## THE PROBLEM
Skip the pictures and repeat each line of the data exactly.
* BEGIN *
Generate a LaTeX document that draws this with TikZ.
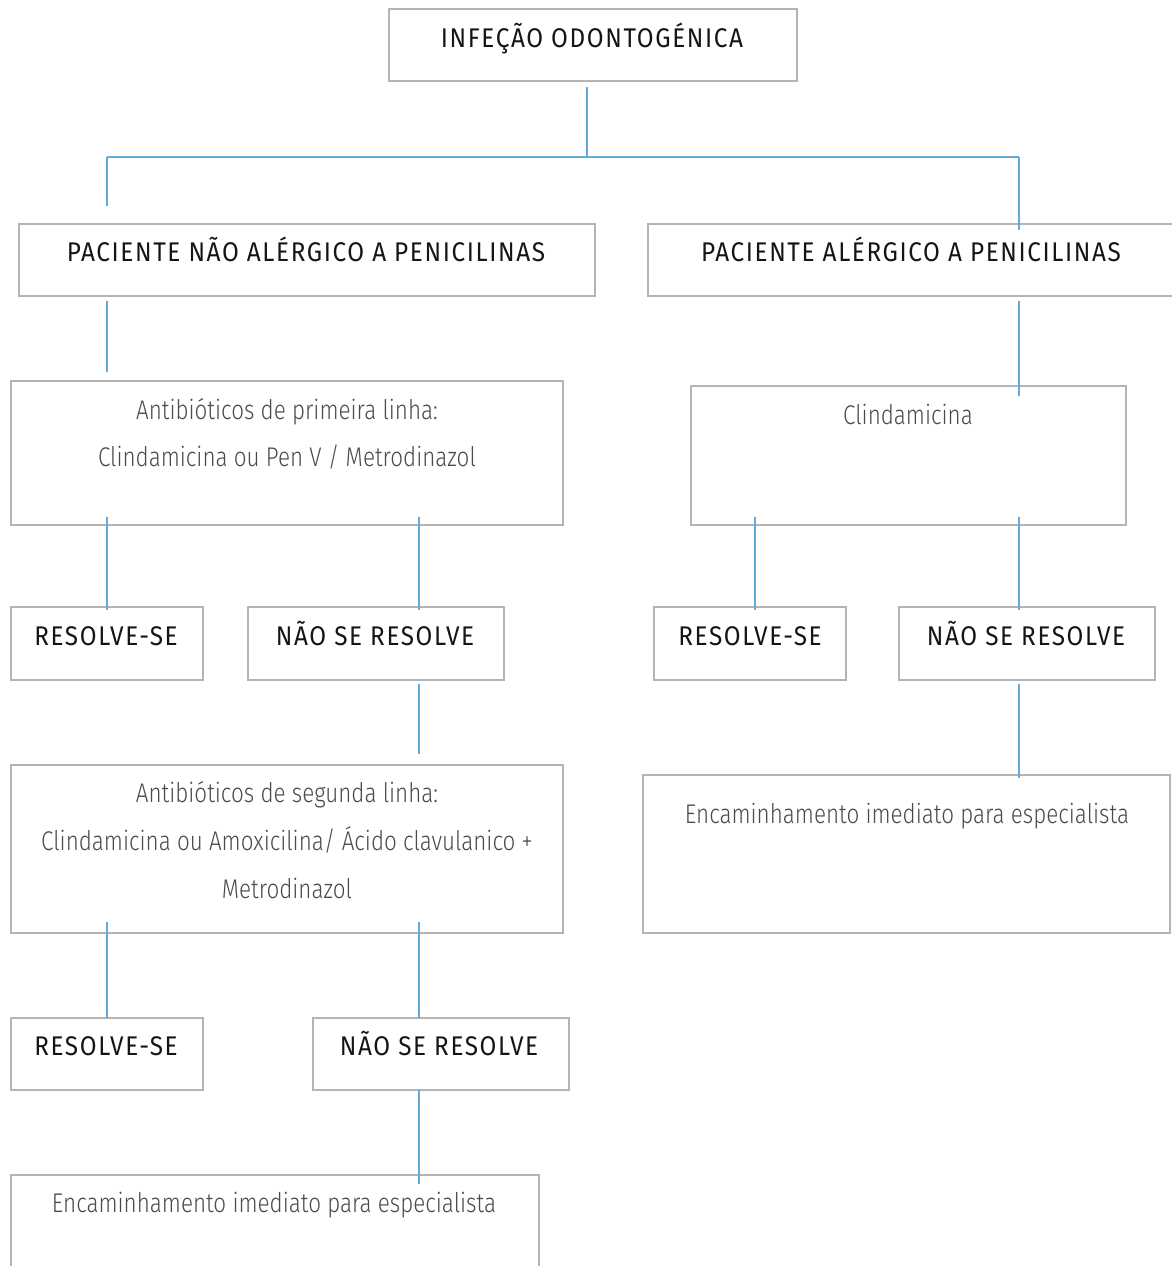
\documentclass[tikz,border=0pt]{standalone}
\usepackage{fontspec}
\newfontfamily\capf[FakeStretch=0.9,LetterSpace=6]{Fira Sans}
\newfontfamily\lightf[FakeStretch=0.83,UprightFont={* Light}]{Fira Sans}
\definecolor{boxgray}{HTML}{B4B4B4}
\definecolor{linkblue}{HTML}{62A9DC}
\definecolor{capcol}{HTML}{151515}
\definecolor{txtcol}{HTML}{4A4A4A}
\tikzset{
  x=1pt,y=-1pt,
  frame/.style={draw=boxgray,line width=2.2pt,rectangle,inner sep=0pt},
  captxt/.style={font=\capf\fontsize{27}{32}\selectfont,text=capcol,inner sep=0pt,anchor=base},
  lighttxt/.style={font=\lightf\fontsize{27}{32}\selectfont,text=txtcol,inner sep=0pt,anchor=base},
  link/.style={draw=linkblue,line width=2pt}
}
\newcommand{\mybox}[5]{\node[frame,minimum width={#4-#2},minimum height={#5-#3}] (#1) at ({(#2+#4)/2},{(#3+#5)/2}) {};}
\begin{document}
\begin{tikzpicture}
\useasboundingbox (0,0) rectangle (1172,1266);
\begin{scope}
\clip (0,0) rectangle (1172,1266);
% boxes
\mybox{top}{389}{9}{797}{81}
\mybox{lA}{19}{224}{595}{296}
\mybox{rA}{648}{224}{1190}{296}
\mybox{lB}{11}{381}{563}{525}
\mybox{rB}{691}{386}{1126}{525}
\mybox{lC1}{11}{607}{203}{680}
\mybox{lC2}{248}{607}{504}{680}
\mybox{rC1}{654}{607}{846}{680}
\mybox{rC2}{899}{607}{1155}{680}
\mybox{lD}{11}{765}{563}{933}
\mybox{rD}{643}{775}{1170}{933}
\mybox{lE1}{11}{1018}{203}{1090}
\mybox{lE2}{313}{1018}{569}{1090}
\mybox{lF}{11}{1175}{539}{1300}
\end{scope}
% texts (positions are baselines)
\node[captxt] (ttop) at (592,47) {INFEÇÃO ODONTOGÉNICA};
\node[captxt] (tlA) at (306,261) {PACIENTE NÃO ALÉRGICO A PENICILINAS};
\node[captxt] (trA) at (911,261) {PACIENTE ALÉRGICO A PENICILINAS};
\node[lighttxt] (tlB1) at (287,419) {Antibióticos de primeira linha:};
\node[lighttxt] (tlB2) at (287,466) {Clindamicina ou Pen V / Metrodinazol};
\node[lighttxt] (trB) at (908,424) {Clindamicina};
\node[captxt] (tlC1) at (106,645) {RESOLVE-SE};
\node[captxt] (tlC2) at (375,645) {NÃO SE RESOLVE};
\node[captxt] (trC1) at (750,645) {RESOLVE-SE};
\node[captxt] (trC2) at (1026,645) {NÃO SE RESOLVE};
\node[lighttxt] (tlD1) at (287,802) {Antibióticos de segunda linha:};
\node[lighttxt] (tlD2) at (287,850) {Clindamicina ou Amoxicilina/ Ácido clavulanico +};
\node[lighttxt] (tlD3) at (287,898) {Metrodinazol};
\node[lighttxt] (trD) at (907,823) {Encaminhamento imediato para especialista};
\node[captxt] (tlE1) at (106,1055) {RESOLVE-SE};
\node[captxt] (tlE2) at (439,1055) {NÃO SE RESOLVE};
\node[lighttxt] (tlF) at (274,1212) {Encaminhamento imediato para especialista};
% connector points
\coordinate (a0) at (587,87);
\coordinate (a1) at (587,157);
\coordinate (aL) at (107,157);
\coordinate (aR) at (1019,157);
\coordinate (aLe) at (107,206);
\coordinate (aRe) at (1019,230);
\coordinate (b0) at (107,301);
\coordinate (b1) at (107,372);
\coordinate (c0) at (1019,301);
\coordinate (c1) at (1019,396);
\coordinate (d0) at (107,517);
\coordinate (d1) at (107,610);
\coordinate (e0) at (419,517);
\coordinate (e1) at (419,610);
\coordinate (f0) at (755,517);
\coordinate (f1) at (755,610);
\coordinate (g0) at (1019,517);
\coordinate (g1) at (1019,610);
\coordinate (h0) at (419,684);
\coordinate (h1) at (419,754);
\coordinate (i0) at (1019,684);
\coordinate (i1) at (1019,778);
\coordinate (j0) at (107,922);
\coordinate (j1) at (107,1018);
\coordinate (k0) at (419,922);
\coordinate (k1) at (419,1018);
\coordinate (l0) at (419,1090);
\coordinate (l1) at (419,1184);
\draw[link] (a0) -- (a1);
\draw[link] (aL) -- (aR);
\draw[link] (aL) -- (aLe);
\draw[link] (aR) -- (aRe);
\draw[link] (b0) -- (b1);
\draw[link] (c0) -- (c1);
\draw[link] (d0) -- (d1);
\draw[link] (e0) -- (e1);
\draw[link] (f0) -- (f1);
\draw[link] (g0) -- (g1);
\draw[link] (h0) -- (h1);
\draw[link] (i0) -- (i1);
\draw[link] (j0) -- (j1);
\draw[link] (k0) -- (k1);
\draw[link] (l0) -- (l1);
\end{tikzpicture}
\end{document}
* END *
## OUTPUT FOR THIS TASK
Generate a LaTeX document that draws this with TikZ.
\documentclass[tikz,border=0pt]{standalone}
\usepackage{fontspec}
\newfontfamily\capf[FakeStretch=0.9,LetterSpace=6]{Fira Sans}
\newfontfamily\lightf[FakeStretch=0.83,UprightFont={* Light}]{Fira Sans}
\definecolor{boxgray}{HTML}{B4B4B4}
\definecolor{linkblue}{HTML}{62A9DC}
\definecolor{capcol}{HTML}{151515}
\definecolor{txtcol}{HTML}{4A4A4A}
\tikzset{
  x=1pt,y=-1pt,
  frame/.style={draw=boxgray,line width=2.2pt,rectangle,inner sep=0pt},
  captxt/.style={font=\capf\fontsize{27}{32}\selectfont,text=capcol,inner sep=0pt,anchor=base},
  lighttxt/.style={font=\lightf\fontsize{27}{32}\selectfont,text=txtcol,inner sep=0pt,anchor=base},
  link/.style={draw=linkblue,line width=2pt}
}
\newcommand{\mybox}[5]{\node[frame,minimum width={#4-#2},minimum height={#5-#3}] (#1) at ({(#2+#4)/2},{(#3+#5)/2}) {};}
\begin{document}
\begin{tikzpicture}
\useasboundingbox (0,0) rectangle (1172,1266);
\begin{scope}
\clip (0,0) rectangle (1172,1266);
% boxes
\mybox{top}{389}{9}{797}{81}
\mybox{lA}{19}{224}{595}{296}
\mybox{rA}{648}{224}{1190}{296}
\mybox{lB}{11}{381}{563}{525}
\mybox{rB}{691}{386}{1126}{525}
\mybox{lC1}{11}{607}{203}{680}
\mybox{lC2}{248}{607}{504}{680}
\mybox{rC1}{654}{607}{846}{680}
\mybox{rC2}{899}{607}{1155}{680}
\mybox{lD}{11}{765}{563}{933}
\mybox{rD}{643}{775}{1170}{933}
\mybox{lE1}{11}{1018}{203}{1090}
\mybox{lE2}{313}{1018}{569}{1090}
\mybox{lF}{11}{1175}{539}{1300}
\end{scope}
% texts (positions are baselines)
\node[captxt] (ttop) at (592,47) {INFEÇÃO ODONTOGÉNICA};
\node[captxt] (tlA) at (306,261) {PACIENTE NÃO ALÉRGICO A PENICILINAS};
\node[captxt] (trA) at (911,261) {PACIENTE ALÉRGICO A PENICILINAS};
\node[lighttxt] (tlB1) at (287,419) {Antibióticos de primeira linha:};
\node[lighttxt] (tlB2) at (287,466) {Clindamicina ou Pen V / Metrodinazol};
\node[lighttxt] (trB) at (908,424) {Clindamicina};
\node[captxt] (tlC1) at (106,645) {RESOLVE-SE};
\node[captxt] (tlC2) at (375,645) {NÃO SE RESOLVE};
\node[captxt] (trC1) at (750,645) {RESOLVE-SE};
\node[captxt] (trC2) at (1026,645) {NÃO SE RESOLVE};
\node[lighttxt] (tlD1) at (287,802) {Antibióticos de segunda linha:};
\node[lighttxt] (tlD2) at (287,850) {Clindamicina ou Amoxicilina/ Ácido clavulanico +};
\node[lighttxt] (tlD3) at (287,898) {Metrodinazol};
\node[lighttxt] (trD) at (907,823) {Encaminhamento imediato para especialista};
\node[captxt] (tlE1) at (106,1055) {RESOLVE-SE};
\node[captxt] (tlE2) at (439,1055) {NÃO SE RESOLVE};
\node[lighttxt] (tlF) at (274,1212) {Encaminhamento imediato para especialista};
% connector points
\coordinate (a0) at (587,87);
\coordinate (a1) at (587,157);
\coordinate (aL) at (107,157);
\coordinate (aR) at (1019,157);
\coordinate (aLe) at (107,206);
\coordinate (aRe) at (1019,230);
\coordinate (b0) at (107,301);
\coordinate (b1) at (107,372);
\coordinate (c0) at (1019,301);
\coordinate (c1) at (1019,396);
\coordinate (d0) at (107,517);
\coordinate (d1) at (107,610);
\coordinate (e0) at (419,517);
\coordinate (e1) at (419,610);
\coordinate (f0) at (755,517);
\coordinate (f1) at (755,610);
\coordinate (g0) at (1019,517);
\coordinate (g1) at (1019,610);
\coordinate (h0) at (419,684);
\coordinate (h1) at (419,754);
\coordinate (i0) at (1019,684);
\coordinate (i1) at (1019,778);
\coordinate (j0) at (107,922);
\coordinate (j1) at (107,1018);
\coordinate (k0) at (419,922);
\coordinate (k1) at (419,1018);
\coordinate (l0) at (419,1090);
\coordinate (l1) at (419,1184);
\draw[link] (a0) -- (a1);
\draw[link] (aL) -- (aR);
\draw[link] (aL) -- (aLe);
\draw[link] (aR) -- (aRe);
\draw[link] (b0) -- (b1);
\draw[link] (c0) -- (c1);
\draw[link] (d0) -- (d1);
\draw[link] (e0) -- (e1);
\draw[link] (f0) -- (f1);
\draw[link] (g0) -- (g1);
\draw[link] (h0) -- (h1);
\draw[link] (i0) -- (i1);
\draw[link] (j0) -- (j1);
\draw[link] (k0) -- (k1);
\draw[link] (l0) -- (l1);
\end{tikzpicture}
\end{document}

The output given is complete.